#### [What to do]
Copy the material that follows word for word and omit its pictures.

#### [Material provided]

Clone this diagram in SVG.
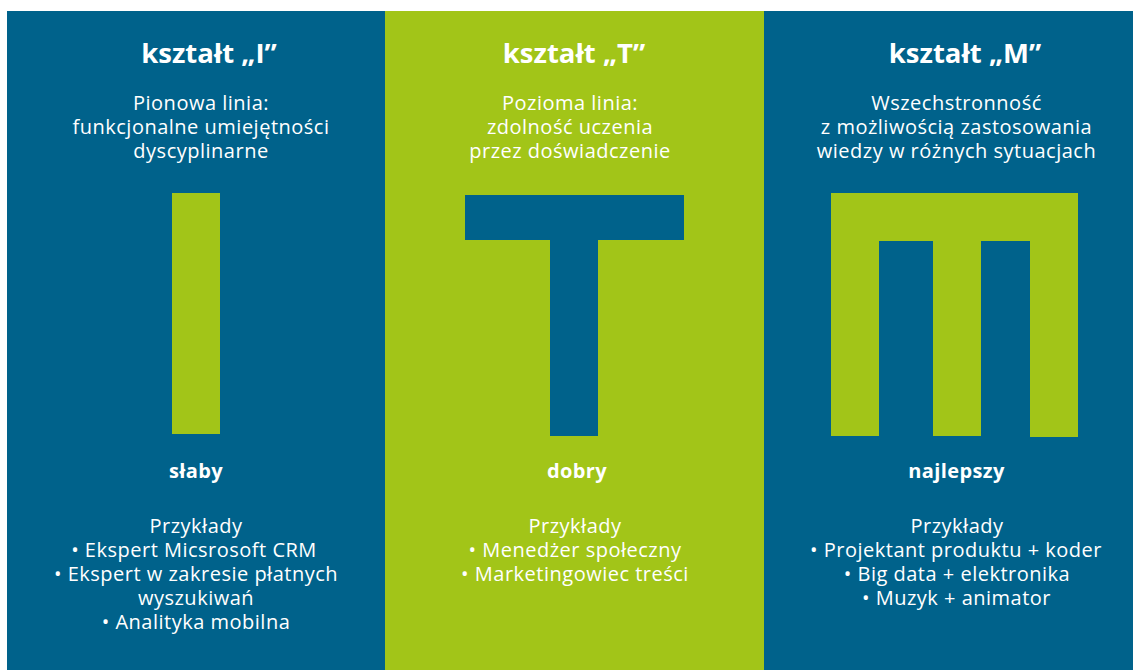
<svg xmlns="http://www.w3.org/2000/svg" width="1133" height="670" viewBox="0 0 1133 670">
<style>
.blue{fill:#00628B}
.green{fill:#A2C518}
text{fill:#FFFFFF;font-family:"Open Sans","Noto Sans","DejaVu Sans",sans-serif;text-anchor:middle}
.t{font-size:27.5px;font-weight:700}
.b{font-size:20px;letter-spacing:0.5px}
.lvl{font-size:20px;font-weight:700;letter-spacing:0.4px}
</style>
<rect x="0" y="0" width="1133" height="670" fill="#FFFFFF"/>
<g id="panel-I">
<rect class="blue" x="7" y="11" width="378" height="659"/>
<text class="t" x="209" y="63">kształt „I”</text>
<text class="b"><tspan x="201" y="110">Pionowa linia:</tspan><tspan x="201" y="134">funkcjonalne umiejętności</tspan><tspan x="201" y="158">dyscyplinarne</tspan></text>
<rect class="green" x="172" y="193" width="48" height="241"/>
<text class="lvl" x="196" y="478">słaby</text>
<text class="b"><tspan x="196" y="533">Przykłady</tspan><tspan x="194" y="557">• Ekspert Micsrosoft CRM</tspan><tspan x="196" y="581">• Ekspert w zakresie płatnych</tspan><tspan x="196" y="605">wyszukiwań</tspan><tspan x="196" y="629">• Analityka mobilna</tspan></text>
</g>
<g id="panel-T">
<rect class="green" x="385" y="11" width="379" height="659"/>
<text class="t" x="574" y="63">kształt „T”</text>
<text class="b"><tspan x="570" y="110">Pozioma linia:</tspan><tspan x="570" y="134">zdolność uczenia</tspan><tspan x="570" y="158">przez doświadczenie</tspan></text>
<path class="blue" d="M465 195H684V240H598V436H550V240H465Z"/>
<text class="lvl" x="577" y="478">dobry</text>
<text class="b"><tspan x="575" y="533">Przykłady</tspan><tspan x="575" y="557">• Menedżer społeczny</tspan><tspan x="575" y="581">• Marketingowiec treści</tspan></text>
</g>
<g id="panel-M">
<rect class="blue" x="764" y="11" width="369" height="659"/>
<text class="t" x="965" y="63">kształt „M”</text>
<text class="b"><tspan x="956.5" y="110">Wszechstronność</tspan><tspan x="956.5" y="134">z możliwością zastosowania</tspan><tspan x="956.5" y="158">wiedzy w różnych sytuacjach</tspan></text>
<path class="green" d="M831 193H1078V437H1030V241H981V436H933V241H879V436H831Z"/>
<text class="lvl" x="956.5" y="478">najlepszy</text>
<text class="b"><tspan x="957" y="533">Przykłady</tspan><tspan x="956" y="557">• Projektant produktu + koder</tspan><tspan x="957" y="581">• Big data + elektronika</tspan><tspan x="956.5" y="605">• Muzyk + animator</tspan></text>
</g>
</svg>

#### [Answer to the task]
Clone this diagram in SVG.
<svg xmlns="http://www.w3.org/2000/svg" width="1133" height="670" viewBox="0 0 1133 670">
<style>
.blue{fill:#00628B}
.green{fill:#A2C518}
text{fill:#FFFFFF;font-family:"Open Sans","Noto Sans","DejaVu Sans",sans-serif;text-anchor:middle}
.t{font-size:27.5px;font-weight:700}
.b{font-size:20px;letter-spacing:0.5px}
.lvl{font-size:20px;font-weight:700;letter-spacing:0.4px}
</style>
<rect x="0" y="0" width="1133" height="670" fill="#FFFFFF"/>
<g id="panel-I">
<rect class="blue" x="7" y="11" width="378" height="659"/>
<text class="t" x="209" y="63">kształt „I”</text>
<text class="b"><tspan x="201" y="110">Pionowa linia:</tspan><tspan x="201" y="134">funkcjonalne umiejętności</tspan><tspan x="201" y="158">dyscyplinarne</tspan></text>
<rect class="green" x="172" y="193" width="48" height="241"/>
<text class="lvl" x="196" y="478">słaby</text>
<text class="b"><tspan x="196" y="533">Przykłady</tspan><tspan x="194" y="557">• Ekspert Micsrosoft CRM</tspan><tspan x="196" y="581">• Ekspert w zakresie płatnych</tspan><tspan x="196" y="605">wyszukiwań</tspan><tspan x="196" y="629">• Analityka mobilna</tspan></text>
</g>
<g id="panel-T">
<rect class="green" x="385" y="11" width="379" height="659"/>
<text class="t" x="574" y="63">kształt „T”</text>
<text class="b"><tspan x="570" y="110">Pozioma linia:</tspan><tspan x="570" y="134">zdolność uczenia</tspan><tspan x="570" y="158">przez doświadczenie</tspan></text>
<path class="blue" d="M465 195H684V240H598V436H550V240H465Z"/>
<text class="lvl" x="577" y="478">dobry</text>
<text class="b"><tspan x="575" y="533">Przykłady</tspan><tspan x="575" y="557">• Menedżer społeczny</tspan><tspan x="575" y="581">• Marketingowiec treści</tspan></text>
</g>
<g id="panel-M">
<rect class="blue" x="764" y="11" width="369" height="659"/>
<text class="t" x="965" y="63">kształt „M”</text>
<text class="b"><tspan x="956.5" y="110">Wszechstronność</tspan><tspan x="956.5" y="134">z możliwością zastosowania</tspan><tspan x="956.5" y="158">wiedzy w różnych sytuacjach</tspan></text>
<path class="green" d="M831 193H1078V437H1030V241H981V436H933V241H879V436H831Z"/>
<text class="lvl" x="956.5" y="478">najlepszy</text>
<text class="b"><tspan x="957" y="533">Przykłady</tspan><tspan x="956" y="557">• Projektant produktu + koder</tspan><tspan x="957" y="581">• Big data + elektronika</tspan><tspan x="956.5" y="605">• Muzyk + animator</tspan></text>
</g>
</svg>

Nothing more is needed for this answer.